Yochai Rosenberg made a film about the neighborhood he grew up in. Yochai tells a very personal story about The Yard overlooked by the apartment where his parents raised him and his six brothers and sisters. Yochai brought his bride Reut to live there after their marriage seven years ago.
The film juxtaposes Yochai's memories of the yard as a happy mix of Jewish kids from many religious and cultural backgrounds. But the yard has changed. The neighbors are mostly cut from the same cloth nowadays and that cloth is the black and white of the charedi (ultra-orthodox as it is sometimes translated) world. This is a world that doesn't like mixtures.The film is a mix of observations of the current residents whose windows overlook the yard. Daniel, like Yochai, remembers the yesteryear of the yard. But unlike Yochai, Daniel yearns to leave the yard far behind and start over again in Paris. There is Yisrael a charedi boy struggling to grow up in a world that hugs him and holds him very close, too close for him sometimes. Then there's Reut who is talented and artistic and makes every effort to make her corner of the world colorful. Reut paints her window frames blue and has plants on her window sills. Clearly she doesn't share the sense of belonging to the yard.

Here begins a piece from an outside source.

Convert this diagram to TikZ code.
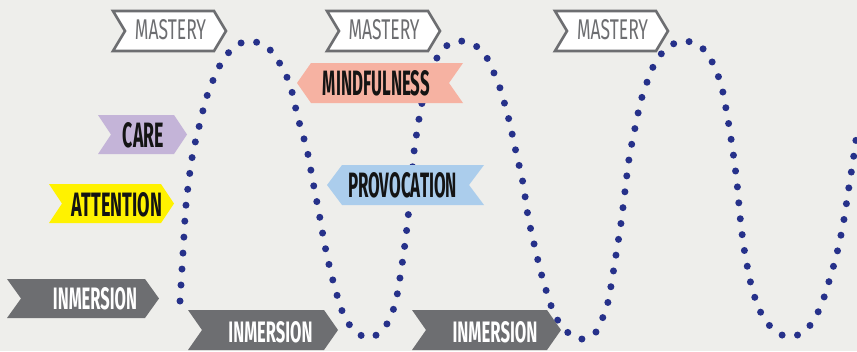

The film brings us into the personal lives of the people who inhabit Yochai's yard while skillfully leading us to reflect on our own childhood 'yards' and our own attitudes toward change.
We all have stories to tell and I'm glad that Yochai was able to tell his so artfully. I'm sure the exposure was not easy for him (or for Reut). I think the film was well done and I hope that more people will get to see it. I am told that it will be shown some time on television here in Israel and I hope it is soon.